Gibbs, who won three Super Bowls as coach of the Washington Redskins, can only hope Suarez is as adapt at taking checkered flags this season.
"When sponsors come in to Charlotte, we have outings, go bowling, indoor kart racing. Daniel shows up whether it's his sponsor or not," Gibbs said. "Hey, it's 7 in the morning and he's in the weight room. We couldn't get Tony Stewart or Kyle (Busch) or anybody else to do it. This guy may be too good of a guy to drive a race car. He's just a dream as a young guy."
Alejandro Suarez helped his son pack again for the U.S. years later, stuffing a 1994 VW Fire Beetle with all the belongings Daniel needed for his move to Charlotte, North Carolina.
Suarez had two thoughts in 2011 as he embarked on the 1,530-mile drive that would transform his life: "How am I going to learn English. My second one was, how am I going to get some opportunities to race."
Suarez crashed with a friend and studied in front of the TV, watching two movies a day in Spanish with English subtitles. He loved "Speed Racer," ''Driven," and "Gone in 60 Seconds."
The animated Suarez now gets to cameo in one - he'll voice Danny Swervez , a next-gen racer who's ascending the Piston-Cup ladder against all odds, in the upcoming "Cars 3."

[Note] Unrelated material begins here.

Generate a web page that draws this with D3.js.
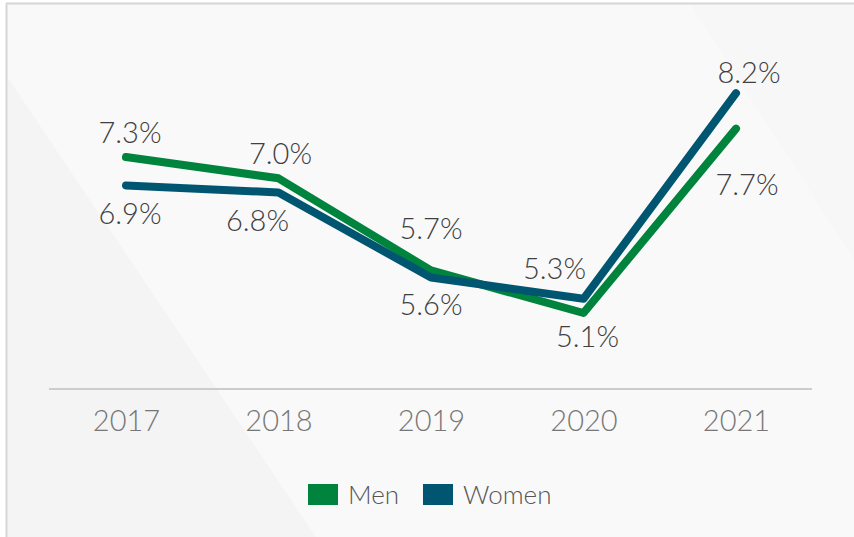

Suarez flashed enough talent in Mexico and made the proper connections to earn a spot in NASCAR's Drive for Diversity program. Gibbs signed him to his Xfinity Series program in 2014. He won three poles in 2015, had three wins and became NASCAR's first Mexican champ a year ago, and now has a premier ride.
"There's not a lot of rookies that get to get in stuff like that right away," JGR teammate and 2003 Cup champion Matt Kenseth said. "The expectations will be high but that's a huge advantage for him to be driving for a team like that."
Suarez's charm, success and popularity beyond the border kept his primary sponsors on board after Edwards quit. Arris, a telecommunications company, upped its primary sponsorship from 17 to 22 races; Stanley stayed and Subway (with 1,068 locations in Mexico) is set to film its first commercial with Suarez on Tuesday.
"As opposed to just advertising NASCAR to NASCAR now, we're going to advertise NASCAR to our Hispanic consumer," Chris Carroll, chief advertising officer for Subway Restaurants, said by phone from Dubai.
Around the Daytona infield, flags fly from campers not just for Junior and Jimmie Johnson, but for President Donald Trump and the confederacy. NASCAR took a whopping PR hit last year when CEO Brian France publicly endorsed Trump - who has called Mexicans criminals and promised to erect a wall along the Mexican border - and the good ol' boy image still hasn't faded even as the sport evolved into one with an $8.2 billion television TV deal.
Suarez was welcome at the White House under Obama.
With Trump in charge, politics gets thorny for a young man still finding his way in the States.
"Like everything, when I went racing in Mexico, I had a lot of people that liked me, I had a little bit of people that didn't like me," Suarez said. "Here, that's exactly how it works. It doesn't matter what you do. The little bit of people that don't like you won't change it and they'll be bad.
"I can tell you something, I feel more than ever, super proud to be Mexican and represent the people in Latin America."
It's the same message he delivered to the Latino students at the White House: Stay strong, stay proud, stay focused.
"They like the way I came into the sport," he said, "the way I came into this country."